## [Your objective]
Retype nothing but the lines from the start of the material up to and including the line with "plt.rcParams['mathtext.bf'] = 'Lato:bold'". Pictures don't belong in the copy.

# # # # #

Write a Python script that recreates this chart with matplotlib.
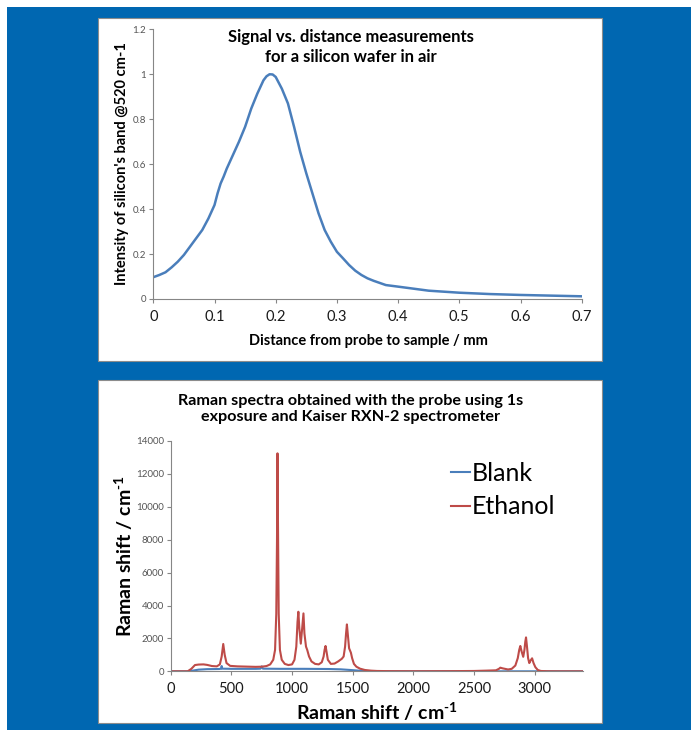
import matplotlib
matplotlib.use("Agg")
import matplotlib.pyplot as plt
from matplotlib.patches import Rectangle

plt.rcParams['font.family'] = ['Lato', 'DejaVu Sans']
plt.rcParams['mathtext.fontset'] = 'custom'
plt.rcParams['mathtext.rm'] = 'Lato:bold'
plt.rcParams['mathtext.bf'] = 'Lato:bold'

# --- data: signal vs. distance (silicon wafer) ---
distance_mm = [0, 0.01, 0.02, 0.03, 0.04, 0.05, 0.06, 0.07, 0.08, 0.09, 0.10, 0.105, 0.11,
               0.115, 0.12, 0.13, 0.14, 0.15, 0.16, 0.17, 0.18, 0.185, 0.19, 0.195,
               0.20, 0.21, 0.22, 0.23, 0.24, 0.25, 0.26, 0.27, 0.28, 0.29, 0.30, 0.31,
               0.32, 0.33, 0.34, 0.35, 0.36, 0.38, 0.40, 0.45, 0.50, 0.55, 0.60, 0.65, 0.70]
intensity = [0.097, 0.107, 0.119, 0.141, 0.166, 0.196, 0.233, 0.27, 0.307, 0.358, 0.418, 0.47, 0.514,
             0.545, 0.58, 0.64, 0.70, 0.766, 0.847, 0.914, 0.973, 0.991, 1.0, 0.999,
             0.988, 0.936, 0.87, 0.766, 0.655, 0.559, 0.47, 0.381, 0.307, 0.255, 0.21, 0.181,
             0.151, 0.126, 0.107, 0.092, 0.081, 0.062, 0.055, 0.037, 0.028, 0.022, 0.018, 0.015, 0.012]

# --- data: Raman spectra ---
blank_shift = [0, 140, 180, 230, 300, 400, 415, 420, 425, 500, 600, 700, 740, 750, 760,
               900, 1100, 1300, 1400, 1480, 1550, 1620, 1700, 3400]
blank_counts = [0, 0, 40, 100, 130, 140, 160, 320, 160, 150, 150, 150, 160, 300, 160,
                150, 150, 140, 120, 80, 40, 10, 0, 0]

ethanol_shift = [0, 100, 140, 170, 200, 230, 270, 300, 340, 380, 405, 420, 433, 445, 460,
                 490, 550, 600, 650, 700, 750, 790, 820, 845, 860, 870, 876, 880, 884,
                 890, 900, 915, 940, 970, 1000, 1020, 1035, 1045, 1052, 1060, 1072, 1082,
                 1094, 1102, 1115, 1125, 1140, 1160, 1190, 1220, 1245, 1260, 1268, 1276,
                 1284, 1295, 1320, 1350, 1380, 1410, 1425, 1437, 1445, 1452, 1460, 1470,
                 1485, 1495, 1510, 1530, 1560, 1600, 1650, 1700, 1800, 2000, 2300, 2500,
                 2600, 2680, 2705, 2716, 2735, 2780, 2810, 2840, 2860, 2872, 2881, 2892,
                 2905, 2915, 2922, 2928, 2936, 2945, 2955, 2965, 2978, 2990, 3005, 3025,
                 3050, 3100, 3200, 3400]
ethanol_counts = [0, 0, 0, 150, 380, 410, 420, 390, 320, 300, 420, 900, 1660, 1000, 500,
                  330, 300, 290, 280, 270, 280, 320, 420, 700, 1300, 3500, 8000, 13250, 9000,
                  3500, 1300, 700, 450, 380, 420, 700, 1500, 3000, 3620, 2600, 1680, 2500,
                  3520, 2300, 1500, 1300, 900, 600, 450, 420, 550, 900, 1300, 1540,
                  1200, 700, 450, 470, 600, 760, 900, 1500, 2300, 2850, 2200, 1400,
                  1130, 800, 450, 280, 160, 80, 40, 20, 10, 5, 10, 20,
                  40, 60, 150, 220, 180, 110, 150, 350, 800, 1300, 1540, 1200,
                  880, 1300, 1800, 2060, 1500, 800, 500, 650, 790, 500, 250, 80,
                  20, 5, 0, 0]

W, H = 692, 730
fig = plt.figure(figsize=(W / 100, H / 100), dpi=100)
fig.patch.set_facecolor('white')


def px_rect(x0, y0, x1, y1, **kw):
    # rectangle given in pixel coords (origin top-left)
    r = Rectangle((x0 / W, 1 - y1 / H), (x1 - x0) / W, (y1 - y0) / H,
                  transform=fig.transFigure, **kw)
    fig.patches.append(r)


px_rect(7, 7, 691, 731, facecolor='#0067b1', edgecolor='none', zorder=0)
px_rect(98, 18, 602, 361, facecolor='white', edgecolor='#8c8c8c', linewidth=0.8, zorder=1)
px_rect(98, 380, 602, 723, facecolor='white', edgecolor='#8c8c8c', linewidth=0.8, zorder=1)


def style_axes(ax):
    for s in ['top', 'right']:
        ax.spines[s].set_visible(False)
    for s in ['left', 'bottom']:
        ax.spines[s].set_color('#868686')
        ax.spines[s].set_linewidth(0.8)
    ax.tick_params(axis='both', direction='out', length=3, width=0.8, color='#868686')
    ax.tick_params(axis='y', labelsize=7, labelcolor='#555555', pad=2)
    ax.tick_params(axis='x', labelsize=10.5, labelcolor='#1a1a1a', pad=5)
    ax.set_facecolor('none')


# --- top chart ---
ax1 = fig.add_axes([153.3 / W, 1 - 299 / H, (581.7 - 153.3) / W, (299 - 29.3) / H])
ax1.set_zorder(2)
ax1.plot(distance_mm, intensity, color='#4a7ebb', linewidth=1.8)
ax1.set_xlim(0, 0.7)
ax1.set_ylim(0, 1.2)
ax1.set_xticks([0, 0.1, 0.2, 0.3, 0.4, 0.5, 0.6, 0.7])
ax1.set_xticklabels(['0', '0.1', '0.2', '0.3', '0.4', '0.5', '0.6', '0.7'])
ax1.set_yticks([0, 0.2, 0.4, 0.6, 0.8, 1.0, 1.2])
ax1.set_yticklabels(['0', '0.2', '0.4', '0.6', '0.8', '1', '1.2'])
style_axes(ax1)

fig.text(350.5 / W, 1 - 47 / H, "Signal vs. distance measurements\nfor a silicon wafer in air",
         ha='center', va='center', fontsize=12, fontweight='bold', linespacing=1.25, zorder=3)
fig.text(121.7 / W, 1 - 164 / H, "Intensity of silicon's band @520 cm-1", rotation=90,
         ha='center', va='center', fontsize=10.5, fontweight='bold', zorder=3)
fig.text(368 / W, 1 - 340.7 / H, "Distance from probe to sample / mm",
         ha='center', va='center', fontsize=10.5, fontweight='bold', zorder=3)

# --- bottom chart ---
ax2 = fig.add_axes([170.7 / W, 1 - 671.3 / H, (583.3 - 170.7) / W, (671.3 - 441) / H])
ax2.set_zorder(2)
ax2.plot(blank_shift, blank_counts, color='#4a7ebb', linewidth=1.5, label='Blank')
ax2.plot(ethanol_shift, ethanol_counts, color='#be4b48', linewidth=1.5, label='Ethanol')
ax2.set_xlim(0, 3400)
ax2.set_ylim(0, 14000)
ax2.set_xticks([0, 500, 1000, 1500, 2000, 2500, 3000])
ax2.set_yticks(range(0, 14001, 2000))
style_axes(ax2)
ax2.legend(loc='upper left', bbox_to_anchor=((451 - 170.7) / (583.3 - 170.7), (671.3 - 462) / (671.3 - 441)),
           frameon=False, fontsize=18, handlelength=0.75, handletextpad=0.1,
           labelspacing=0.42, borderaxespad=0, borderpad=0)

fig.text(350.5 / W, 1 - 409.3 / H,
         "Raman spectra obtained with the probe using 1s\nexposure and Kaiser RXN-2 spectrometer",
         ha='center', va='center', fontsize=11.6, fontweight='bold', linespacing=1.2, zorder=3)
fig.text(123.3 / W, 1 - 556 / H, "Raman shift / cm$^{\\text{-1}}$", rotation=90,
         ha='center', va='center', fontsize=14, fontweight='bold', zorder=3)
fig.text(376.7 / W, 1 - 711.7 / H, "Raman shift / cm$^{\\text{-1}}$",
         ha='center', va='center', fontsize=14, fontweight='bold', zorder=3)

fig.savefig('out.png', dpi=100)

# # # # #

## [Completed exercise]
Write a Python script that recreates this chart with matplotlib.
import matplotlib
matplotlib.use("Agg")
import matplotlib.pyplot as plt
from matplotlib.patches import Rectangle

plt.rcParams['font.family'] = ['Lato', 'DejaVu Sans']
plt.rcParams['mathtext.fontset'] = 'custom'
plt.rcParams['mathtext.rm'] = 'Lato:bold'
plt.rcParams['mathtext.bf'] = 'Lato:bold'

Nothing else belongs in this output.